On this general, descriptive, level the metadata concerns data packaging & metadata documentation on the dataset. It can include items like:

  • Readme files that lists the period of research, collaborators, a short description of the research as well as the elements within the dataset
  • Code Book: it provides descriptions, explanations or definitions of variables in a dataset
  • Policy documents describing the context of the research as well as referring to standard operating procedures used
  • Re-use guidelines (or licences) describing if there are re-use restrictions or limitations, including contact details.

Dataset registration

When you want to make sure that your dataset is findable it is recommended that the elements of the description of your dataset are made according to a certain metadata standard that allows for easier exchange of metadata and harvesting of the metadata by search engines. Many certified archives use a metadata standard for the descriptions. If you choose a data repository or registry, you should find out which metadata standard they use. At the VU the following standards are used:

Many archives implement or make use of specific metadata standards. The UK Digital Curation Centre (DCC) provides an overview of metadata standards for different disciplines. The list is a great and useful resource in establishing and carrying out your research methodology. Go to the overview of metadata standards. More important tips are available at Dataset & Publication.
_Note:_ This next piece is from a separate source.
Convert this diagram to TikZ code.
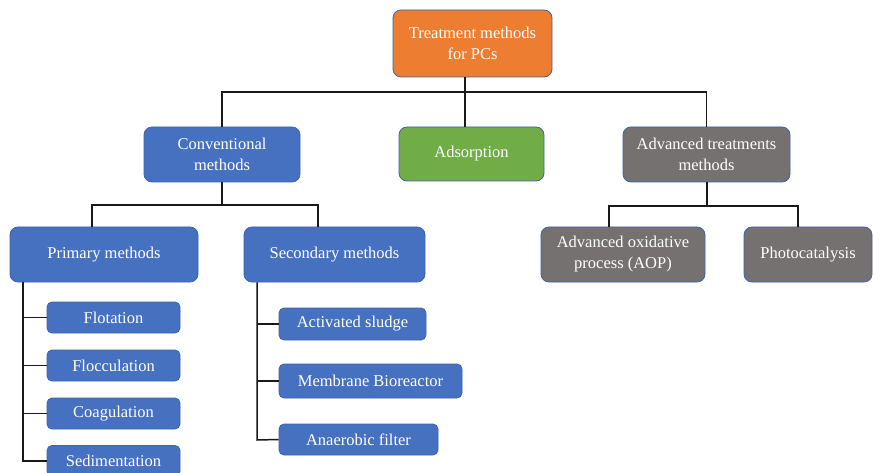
\documentclass[tikz,border=0pt]{standalone}
\usepackage{fontspec}
\setmainfont{Liberation Serif}
\begin{document}
\begin{tikzpicture}[x=1pt,y=-1pt,
  box/.style={draw=boxedge, line width=0.8pt, rounded corners=8pt, text=white,
    font=\fontsize{16.5}{21}\selectfont, align=center, inner sep=0pt},
  bluebox/.style={box, fill=boxblue},
  greybox/.style={box, fill=boxgrey},
  leaf/.style={bluebox, rounded corners=5pt},
  link/.style={draw=black!90, line width=1.5pt}]
\definecolor{boxblue}{HTML}{4670C0}
\definecolor{boxgrey}{HTML}{767171}
\definecolor{boxorange}{HTML}{ED7D31}
\definecolor{boxgreen}{HTML}{70AD47}
\definecolor{boxedge}{HTML}{3F62A8}
\useasboundingbox[fill=white] (0,0) rectangle (873,473);

% branching points of the tree
\coordinate (hub) at (465,92);
\coordinate (convhub) at (222,205);
\coordinate (advhub) at (707,206);
\coordinate (primrail) at (23,461);
\coordinate (secrail) at (257,440);

% level 0 and 1
\node[box, fill=boxorange, minimum width=159, minimum height=67] (top) at (472.5,43.5) {Treatment methods\\for PCs};
\node[bluebox, minimum width=156, minimum height=55] (conv) at (222,154.5) {Conventional\\methods};
\node[box, fill=boxgreen, minimum width=145, minimum height=54] (ads) at (471.5,154) {Adsorption};
\node[greybox, minimum width=167, minimum height=55] (adv) at (706.5,154.5) {Advanced treatments\\methods};

% level 2
\node[bluebox, minimum width=188, minimum height=55] (prim) at (104,254.5) {Primary methods};
\node[bluebox, minimum width=181, minimum height=55] (sec) at (334.5,254.5) {Secondary methods};
\node[greybox, minimum width=164, minimum height=55] (aop) at (623,254.5) {Advanced oxidative\\process (AOP)};
\node[greybox, minimum width=128, minimum height=55] (photo) at (808,254.5) {Photocatalysis};

% primary methods
\node[leaf, minimum width=133, minimum height=31] (flot) at (113.5,317.5) {Flotation};
\node[leaf, minimum width=133, minimum height=31] (flocc) at (113.5,365.5) {Flocculation};
\node[leaf, minimum width=133, minimum height=31] (coag) at (113.5,413.5) {Coagulation};
\node[leaf, minimum width=133, minimum height=31] (sed) at (113.5,461) {Sedimentation};

% secondary methods
\node[leaf, minimum width=147, minimum height=32] (act) at (352.5,324) {Activated sludge};
\node[leaf, minimum width=183, minimum height=34] (mem) at (370.5,381) {Membrane Bioreactor};
\node[leaf, minimum width=159, minimum height=31] (ana) at (358.5,439.5) {Anaerobic filter};

% tree connectors
\path[link] (top.south -| hub) -- (hub);
\path[link] (hub) -- (hub |- ads.north);
\path[link] (conv.north) |- (hub) -| (adv.north);

\path[link] (conv.south) -- (convhub);
\path[link] (prim.north -| 92,0) |- (convhub) -| (sec.north -| 318,0);

\path[link] (adv.south -| advhub) -- (advhub);
\path[link] (aop.north -| 609,0) |- (advhub) -| (photo.north -| 798,0);

\path[link] (prim.south -| primrail) -- (primrail) -- (sed.west);
\path[link] (flot.west) -- (flot.west -| primrail);
\path[link] (flocc.west) -- (flocc.west -| primrail);
\path[link] (coag.west) -- (coag.west -| primrail);

\path[link] (sec.south -| secrail) -- (secrail) -- (ana.west);
\path[link] (act.west) -- (act.west -| secrail);
\path[link] (mem.west) -- (mem.west -| secrail);
\end{tikzpicture}
\end{document}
Archiving & FAIR Principles

If you want to archive your dataset in such a way that it is compatible with the FAIR-principles, you can use the information in this practical guide which describes how to implement the FAIR data policy and this table which matches metadata fields from different systems (these documents were written for the Faculty of Behavioural and Movement Sciences).

The Dutch Techcentre for Life Sciences has developed open source software code to enable you to make your dataset’s metadata FAIR. The software is being developed through GitHub and full details on the FAIR Data Point Software are available there. The Dutch eScience Center also developed Fair Data Point software, of which full details are, similarly, available on GitHub.